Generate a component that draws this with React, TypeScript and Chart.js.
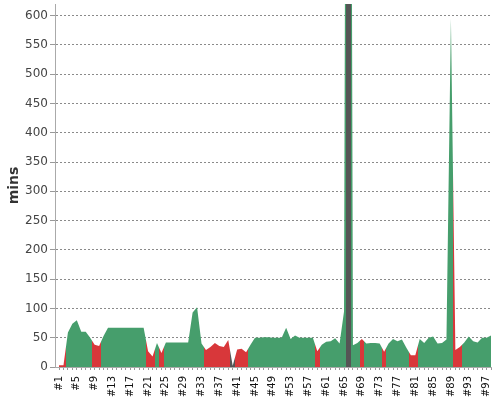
import { useEffect, useRef } from "react";
import { Chart, registerables } from "chart.js";

Chart.register(...registerables);

// Build durations (minutes), one per build #1..#98
const durations = [
  3, 3, 59, 74, 80, 60, 60, 50, 38, 36,
  53, 67, 67, 67, 67, 67, 67, 67, 67, 67,
  27, 18, 41, 24, 42, 42, 42, 42, 42, 42,
  93, 102, 40, 29, 34, 41, 36, 34, 46, 2,
  30, 31, 25, 38, 50, 50, 51, 51, 50, 50,
  50, 67, 48, 54, 50, 50, 50, 50, 27, 38,
  43, 44, 49, 40, 95, 2800, 37, 41, 48, 40,
  41, 41, 40, 26, 40, 48, 44, 47, 33, 20,
  20, 48, 41, 50, 52, 40, 41, 47, 595, 29,
  34, 42, 52, 44, 42, 50, 50, 54,
];

// Build result: S = success, F = failed, A = aborted
const statuses = [
  "F", "F", "S", "S", "S", "S", "S", "S", "F", "F",
  "S", "S", "S", "S", "S", "S", "S", "S", "S", "S",
  "F", "F", "S", "F", "S", "S", "S", "S", "S", "S",
  "S", "S", "S", "F", "F", "F", "F", "F", "F", "A",
  "F", "F", "F", "S", "S", "S", "S", "S", "S", "S",
  "S", "S", "S", "S", "S", "S", "S", "S", "F", "S",
  "S", "S", "S", "S", "S", "A", "S", "S", "F", "S",
  "S", "S", "S", "F", "S", "S", "S", "S", "S", "F",
  "F", "S", "S", "S", "S", "S", "S", "S", "S", "F",
  "F", "S", "S", "S", "S", "S", "S", "S",
];

const builds = durations.map((_, i) => "#" + (i + 1));

const statusColors: Record<string, string> = {
  S: "#469e6c",
  F: "#d8373a",
  A: "#555555",
};

// each build owns the band between the midpoints to its neighbours
function statusFill(chart: Chart) {
  const { chartArea, scales } = chart;
  if (!chartArea) return "transparent";
  const x = scales.x;
  const left = chartArea.left;
  const width = chartArea.right - chartArea.left;
  const frac = (v: number) =>
    Math.min(1, Math.max(0, (x.getPixelForValue(v) - left) / width));
  const g = chart.ctx.createLinearGradient(left, 0, chartArea.right, 0);
  statuses.forEach((s, i) => {
    const c = statusColors[s];
    g.addColorStop(frac(i + 0.5), c);
    g.addColorStop(frac(i + 1.5), c);
  });
  return g;
}

export default function App() {
  const canvasRef = useRef<HTMLCanvasElement>(null);

  useEffect(() => {
    const canvas = canvasRef.current;
    if (!canvas) return;

    Chart.defaults.font.family = "'DejaVu Sans', sans-serif";

    const chart = new Chart(canvas, {
      type: "line",
      data: {
        datasets: [
          {
            label: "Build duration",
            data: durations.map((v, i) => ({ x: i + 1, y: v })),
            fill: "origin",
            borderColor: "transparent",
            borderWidth: 0,
            pointRadius: 0,
            tension: 0,
            backgroundColor: (ctx: any) => statusFill(ctx.chart),
          },
        ],
      },
      options: {
        animation: false,
        responsive: true,
        maintainAspectRatio: false,
        layout: { padding: { top: 4, right: 9, left: 0, bottom: 0 } },
        plugins: {
          legend: { display: false },
          tooltip: { enabled: false },
        },
        scales: {
          x: {
            type: "linear",
            min: 0.1,
            max: 98,
            afterBuildTicks: (axis: any) => {
              axis.ticks = builds.map((_, i) => ({ value: i + 1 }));
            },
            afterFit: (axis: any) => {
              axis.height = 33;
              axis.paddingLeft = 0;
              axis.paddingRight = 0;
            },
            grid: { drawOnChartArea: false, tickLength: 3, color: "#999" },
            border: { color: "#aaa" },
            ticks: {
              autoSkip: false,
              maxRotation: 90,
              minRotation: 90,
              padding: 6,
              color: "#111",
              font: { size: 10 },
              callback: (v: any) =>
                (Number(v) - 1) % 4 === 0 ? builds[Number(v) - 1] : "",
            },
          },
          y: {
            min: 0,
            max: 620,
            afterFit: (axis: any) => {
              axis.width = 55;
              axis.paddingTop = 0;
              axis.paddingBottom = 0;
            },
            ticks: {
              stepSize: 50,
              includeBounds: false,
              padding: 2,
              color: "#444",
              font: { size: 12 },
            },
            grid: {
              color: (c: any) => (c.tick.value === 0 ? "transparent" : "#8a8a8a"),
              tickColor: "#999",
              tickLength: 5,
            },
            border: { color: "#aaa", dash: [2, 2] },
            title: {
              display: true,
              text: "mins",
              color: "#333",
              font: { size: 14, weight: "bold" },
              padding: { top: 6, bottom: 0 },
            },
          },
        },
      },
    });

    return () => chart.destroy();
  }, []);

  return (
    <div style={{ position: "absolute", left: 0, top: 0, width: 500, height: 400 }}>
      <canvas ref={canvasRef} />
    </div>
  );
}
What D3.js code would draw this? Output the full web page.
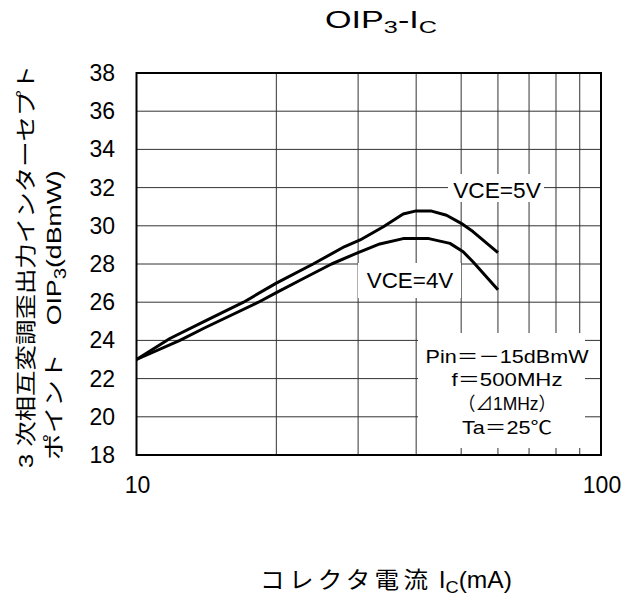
<!DOCTYPE html>
<html><head><meta charset="utf-8">
<script src="https://cdn.jsdelivr.net/npm/d3@7"></script>
<style>html,body{margin:0;padding:0;background:#fff}svg{display:block}</style>
</head><body>
<svg id="chart" width="639" height="599"></svg>
<script>
// ---- data ----
const yTicks = [18, 20, 22, 24, 26, 28, 30, 32, 34, 36, 38];
const xTickLabels = [10, 100];
const xGrid = [20, 30, 40, 50, 60, 70, 80, 90];
const yGrid = [20, 22, 24, 26, 28, 30, 32, 34, 36];
const vce5I   = [10, 11.8, 14, 17, 20, 24, 28, 30.3, 34, 37.5, 40, 43, 46.5, 50, 53, 60];
const vce5OIP = [23.0, 24.1, 25.0, 26.0, 27.0, 28.0, 28.9, 29.26, 29.95, 30.62, 30.78, 30.78, 30.55, 30.13, 29.7, 28.6];
const vce4I   = [10, 12.4, 14, 18.3, 20, 22.5, 26.3, 30, 33.4, 37.5, 42.6, 47.3, 50.5, 53, 60];
const vce4OIP = [23.0, 24.0, 24.65, 26.0, 26.5, 27.15, 28.0, 28.6, 29.05, 29.33, 29.33, 29.08, 28.64, 28.12, 26.65];
const seriesLabels = ["VCE=5V", "VCE=4V"];
const conditions = ["Pin＝－15dBmW", "f＝500MHz", "（⊿1MHz）", "Ta＝25℃"];

// ---- layout ----
const L = 136.5, R = 601, T = 73, B = 455;
const svg = d3.select("#chart");
const x = d3.scaleLog().domain([10, 100]).range([L, R]);
const y = d3.scaleLinear().domain([18, 38]).range([B, T]);
const LAT = "'Liberation Sans', Arial, sans-serif";
const MIX = "'Liberation Sans', 'Noto Sans CJK JP', sans-serif";

function label(cx, cy, anchor, size, family, rot, target, build) {
  const t = svg.append("text").attr("text-anchor", anchor)
    .attr("font-size", size).attr("font-family", family).attr("fill", "#000");
  build(t);
  const w = t.node().getBBox().width;
  const s = target ? target / w : 1;
  t.attr("transform", `translate(${cx},${cy})${rot ? ` rotate(${rot})` : ""} scale(${s},1)`);
  return t;
}

// gridlines
svg.append("g").selectAll("line").data(xGrid).join("line")
  .attr("x1", d => x(d)).attr("x2", d => x(d)).attr("y1", T).attr("y2", B)
  .attr("stroke", "#333").attr("stroke-width", 1);
svg.append("g").selectAll("line").data(yGrid).join("line")
  .attr("x1", L).attr("x2", R).attr("y1", d => y(d)).attr("y2", d => y(d))
  .attr("stroke", "#333").attr("stroke-width", 1);

// annotation background boxes
svg.append("rect").attr("x", 448).attr("y", 174).attr("width", 96).attr("height", 28).attr("fill", "#fff");
svg.append("rect").attr("x", 358).attr("y", 263).attr("width", 103).attr("height", 35).attr("fill", "#fff");
svg.append("rect").attr("x", 418).attr("y", 333).attr("width", 167).attr("height", 115).attr("fill", "#fff");

// curves
const line = d3.line().x(d => x(d[0])).y(d => y(d[1]));
[[vce5I, vce5OIP], [vce4I, vce4OIP]].forEach(([xs, ys]) => {
  svg.append("path").datum(xs.map((v, i) => [v, ys[i]]))
    .attr("d", line).attr("fill", "none").attr("stroke", "#000")
    .attr("stroke-width", 3).attr("stroke-linejoin", "round");
});

// border
svg.append("rect").attr("x", L).attr("y", T).attr("width", R - L).attr("height", B - T)
  .attr("fill", "none").attr("stroke", "#000").attr("stroke-width", 2);

// y tick labels
svg.append("g").selectAll("text").data(yTicks).join("text")
  .attr("x", 115).attr("y", d => y(d) + 8).attr("text-anchor", "end")
  .attr("font-size", 23).attr("font-family", LAT).text(d => d);
// x tick labels
svg.append("g").selectAll("text").data(xTickLabels).join("text")
  .attr("x", d => x(d) + 1).attr("y", 493).attr("text-anchor", "middle")
  .attr("font-size", 23).attr("font-family", LAT).text(d => d);

// title
label(381, 28, "middle", 23, LAT, 0, 112, t => {
  t.append("tspan").text("OIP");
  t.append("tspan").attr("font-size", 17).attr("dy", 5).text("3");
  t.append("tspan").attr("dy", -5).text("-I");
  t.append("tspan").attr("font-size", 17).attr("dy", 5).text("C");
});

// x title
label(386, 588, "middle", 23, MIX, 0, 252, t => {
  t.append("tspan").attr("letter-spacing", 4).text("コレクタ電流");
  t.append("tspan").attr("dx", 6).text("I");
  t.append("tspan").attr("font-size", 17).attr("dy", 5).text("C");
  t.append("tspan").attr("dy", -5).text("(mA)");
});

// y title (two lines, rotated)
label(33, 468, "start", 21, MIX, -90, 403, t => {
  t.append("tspan").text("3 次相互変調歪出力インターセプト");
});
label(61, 460, "start", 21, MIX, -90, 290, t => {
  t.append("tspan").text("ポイント");
  t.append("tspan").attr("dx", 22).text("OIP");
  t.append("tspan").attr("font-size", 16).attr("dy", 5).text("3");
  t.append("tspan").attr("dy", -5).text("(dBmW)");
});

// series labels
label(497, 198, "middle", 22, LAT, 0, 88, t => t.text(seriesLabels[0]));
label(410, 288, "middle", 22, LAT, 0, 87, t => t.text(seriesLabels[1]));

// conditions block (one text element, one tspan per line)
const condY = [363, 386, 410, 434];
const condW = [163, 111, 98, 90];
svg.append("text").attr("text-anchor", "middle").attr("font-size", 18.5)
  .attr("font-family", MIX).attr("fill", "#000")
  .selectAll("tspan").data(conditions).join("tspan")
  .attr("x", 507).attr("y", (d, i) => condY[i])
  .attr("textLength", (d, i) => condW[i]).attr("lengthAdjust", "spacingAndGlyphs")
  .text(d => d);
</script>
</body></html>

-=-=-

REQUIRED TASK:
In the records above, find each line with the word "this" and copy it.

EXERCISE RESULT:
Generate a component that draws this with React, TypeScript and Chart.js.
What D3.js code would draw this? Output the full web page.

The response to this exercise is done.